TRAVERSE CITY, Mich. (AP) — Federal officials say a bird called the interior least tern is being dropped from the endangered species list. The small, fish-eating bird lives along rivers, lakes and wetlands in the Great Plains and Lower Mississippi Valley. Its numbers plummeted in the late 19th century as its feathers became popular for women's hats. Later, it was harmed by dam construction and other river engineering. Conservation efforts have boosted the interior least tern's numbers in recent decades. Environmental groups support the decision to remove federal protections. Arkansas, Colorado, Illinois, Indiana, Iowa, Kansas, Kentucky, Louisiana, Mississippi, Missouri, Montana, Nebraska, New Mexico, North Dakota, Oklahoma, South Dakota, Tennessee and Texas are all known to have colonies of the terns.

  • EDUCATION FUNDING-NEW MEXICO

SANTA FE, N.M. (AP) — New Mexico Democrats say they're closer than ever to increasing withdrawals from one of the country's largest endowments to fund education initiatives. Increasing annual payouts from the $20 billion Land Grant Permanent Fund would require voters to approve a constitutional amendment. Gov. Michelle Lujan Grisham says a 1% increase in distributions should be set aside to fund early childhood education. While the withdrawals will decrease future growth of the fund, Democratic legislators argue that the state needs to invest more in education. They say public sentiment is shifting in their favor, and a new crop of progressive legislators can get the needed resolution passed.

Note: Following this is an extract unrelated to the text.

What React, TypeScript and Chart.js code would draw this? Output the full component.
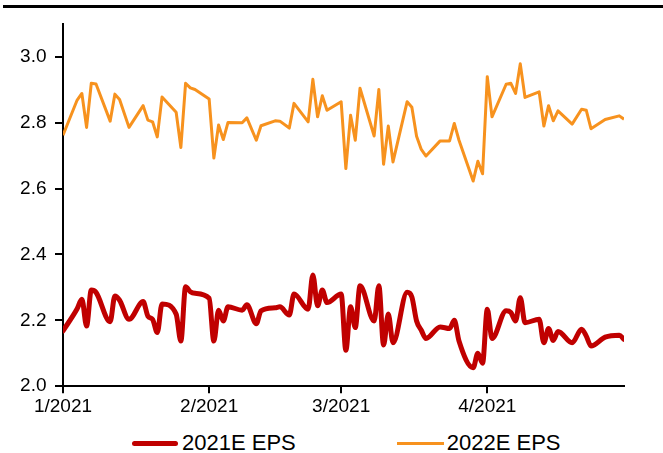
import React, { useEffect, useRef } from "react";
import { Chart, registerables } from "chart.js";

Chart.register(...registerables);

// Day offsets from 1 Jan 2021 (trading days shown in the chart)
const days = [
  0, 3, 4, 5, 6, 7, 10, 11, 12, 14, 17, 18, 19, 20, 21, 24, 25, 26, 27, 28,
  31, 32, 33, 34, 35, 38, 39, 41, 42, 45, 46, 48, 49, 52, 53, 54, 55, 56,
  59, 60, 61, 62, 63, 66, 67, 68, 69, 70, 73, 74, 75, 76, 77, 80, 82, 83, 84,
  87, 88, 89, 90, 91, 94, 95, 96, 97, 98, 101, 102, 103, 104, 105, 108, 110,
  111, 112, 115, 118, 119,
];

const eps2021 = [
  2.168, 2.235, 2.264, 2.183, 2.292, 2.285, 2.196, 2.274, 2.261, 2.203, 2.257,
  2.213, 2.203, 2.163, 2.25, 2.219, 2.137, 2.302, 2.287, 2.282,
  2.267, 2.137, 2.231, 2.198, 2.241, 2.231, 2.247, 2.19, 2.229, 2.238, 2.241,
  2.216, 2.28, 2.234, 2.338, 2.244, 2.292, 2.254,
  2.28, 2.109, 2.241, 2.178, 2.305, 2.198, 2.305, 2.125, 2.219, 2.132, 2.285,
  2.271, 2.198, 2.17, 2.145, 2.18, 2.175, 2.2, 2.137,
  2.056, 2.1, 2.07, 2.234, 2.145, 2.229, 2.224, 2.198, 2.269, 2.193, 2.203,
  2.132, 2.175, 2.139, 2.166, 2.132, 2.173, 2.152, 2.122, 2.149, 2.155, 2.142,
];

const eps2022 = [
  2.762, 2.869, 2.889, 2.786, 2.92, 2.918, 2.805, 2.887, 2.871, 2.786, 2.852,
  2.808, 2.803, 2.757, 2.878, 2.832, 2.725, 2.92, 2.906, 2.901,
  2.872, 2.693, 2.793, 2.749, 2.801, 2.8, 2.815, 2.747, 2.791, 2.806, 2.805,
  2.784, 2.859, 2.803, 2.932, 2.818, 2.882, 2.838,
  2.864, 2.661, 2.823, 2.747, 2.905, 2.76, 2.901, 2.674, 2.79, 2.681, 2.864,
  2.847, 2.759, 2.719, 2.699, 2.745, 2.745, 2.798, 2.747,
  2.623, 2.683, 2.645, 2.94, 2.818, 2.917, 2.92, 2.889, 2.979, 2.877, 2.894,
  2.79, 2.852, 2.806, 2.836, 2.796, 2.841, 2.838, 2.782, 2.81, 2.821, 2.811,
];

const xTickDays = [0, 31, 59, 90];
const xTickLabels = ["1/2021", "2/2021", "3/2021", "4/2021"];
const yTickValues = [2.0, 2.2, 2.4, 2.6, 2.8, 3.0];

const seriesNames = ["2021E EPS", "2022E EPS"];
const RED = "#C00000";
const ORANGE = "#F7921E";
const FONT = "'Liberation Sans', Arial, sans-serif";

export default function App() {
  const ref = useRef<HTMLCanvasElement>(null);

  useEffect(() => {
    if (!ref.current) return;
    const tickFont = { family: FONT, size: 19 };
    const chart = new Chart(ref.current, {
      type: "line",
      data: {
        datasets: [
          {
            label: seriesNames[0],
            data: days.map((d, i) => ({ x: d, y: eps2021[i] })),
            borderColor: RED,
            backgroundColor: RED,
            borderWidth: 5,
            pointRadius: 0,
            cubicInterpolationMode: "monotone",
            borderJoinStyle: "round",
            borderCapStyle: "round",
            fill: false,
          },
          {
            label: seriesNames[1],
            data: days.map((d, i) => ({ x: d, y: eps2022[i] })),
            borderColor: ORANGE,
            backgroundColor: ORANGE,
            borderWidth: 3,
            pointRadius: 0,
            tension: 0,
            borderJoinStyle: "round",
            fill: false,
          },
        ],
      },
      options: {
        responsive: false,
        animation: false,
        layout: { padding: { left: 11.6, right: 39, top: 24, bottom: 5 } },
        plugins: {
          legend: { display: false },
          tooltip: { enabled: false },
        },
        scales: {
          x: {
            type: "linear",
            min: 0,
            max: 119,
            afterBuildTicks: (s: any) => {
              s.ticks = xTickDays.map((v) => ({ value: v }));
            },
            ticks: {
              autoSkip: false,
              maxRotation: 0,
              padding: 2,
              color: "#000",
              font: tickFont,
              callback: (v: any) => {
                const i = xTickDays.indexOf(Number(v));
                return i >= 0 ? xTickLabels[i] : "";
              },
            },
            grid: {
              drawOnChartArea: false,
              drawTicks: true,
              tickLength: 7,
              color: "#000",
              lineWidth: 2,
            },
            border: { display: true, color: "#000", width: 2 },
          },
          y: {
            type: "linear",
            min: 2.0,
            max: 3.1,
            afterBuildTicks: (s: any) => {
              s.ticks = yTickValues.map((v) => ({ value: v }));
            },
            ticks: {
              padding: 8.5,
              color: "#000",
              font: tickFont,
              callback: (v: any) => Number(v).toFixed(1),
            },
            grid: {
              drawOnChartArea: false,
              drawTicks: true,
              tickLength: 8,
              color: "#000",
              lineWidth: 2,
            },
            border: { display: true, color: "#000", width: 2 },
          },
        },
      },
    } as any);
    return () => chart.destroy();
  }, []);

  const legendText: React.CSSProperties = {
    fontFamily: FONT,
    fontSize: 22,
    color: "#000",
    lineHeight: "22px",
    whiteSpace: "nowrap",
  };

  return (
    <div
      style={{
        position: "absolute",
        left: 0,
        top: 0,
        width: 663,
        height: 453,
        background: "#fff",
        overflow: "hidden",
      }}
    >
      <div
        style={{
          position: "absolute",
          left: 3,
          right: 0,
          top: 5,
          height: 3,
          background: "#000",
        }}
      />
      <canvas
        ref={ref}
        width={663}
        height={425}
        style={{ position: "absolute", left: 0, top: 0, display: "block" }}
      />
      <div
        style={{
          position: "absolute",
          left: 132,
          top: 431,
          height: 24,
          display: "flex",
          alignItems: "center",
        }}
      >
        <span
          style={{
            display: "inline-block",
            width: 46,
            height: 5,
            borderRadius: 2.5,
            background: RED,
            marginRight: 4,
          }}
        />
        <span style={legendText}>{seriesNames[0]}</span>
        <span
          style={{
            display: "inline-block",
            width: 47,
            height: 3,
            background: ORANGE,
            marginLeft: 101,
            marginRight: 3,
          }}
        />
        <span style={legendText}>{seriesNames[1]}</span>
      </div>
    </div>
  );
}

  • NEW MEXICO DEMOCRATS-LEADERSHIP

ALBUQUERQUE, N.M. (AP) — The chair of the New Mexico Democratic Party of New Mexico says she will not run for another term when her current tenure ends in April. Marg Elliston made the announcement Monday. Elliston has served as chair for three years and led the party through two election cycles, including campaigning amid the coronavirus pandemic. In the recent election, Democrats solidified their majority in the state Legislature. They also held on to all but one congressional seat — losing the key southern district to Republican Yvette Herrell. Democratic Gov. Michelle Lujan Grisham praised Elliston for her leadership over the recent years.

  • ENERGY DRILLING-PUBLIC LANDS

BILLINGS, Mont. (AP) — In the closing months of the Trump administration, energy companies stockpiled enough drilling permits for western public lands to keep pumping oil for years. That stands to undercut President-elect Joe Biden's plans to block new drilling on public lands to address climate change. An Associated Press analysis of government data shows the permit stockpiling has centered on oil-rich federal lands in New Mexico and Wyoming and accelerated in September and October as Biden was cementing his lead over President Donald Trump. The industry was aided by speedier permitting approvals since Trump took office.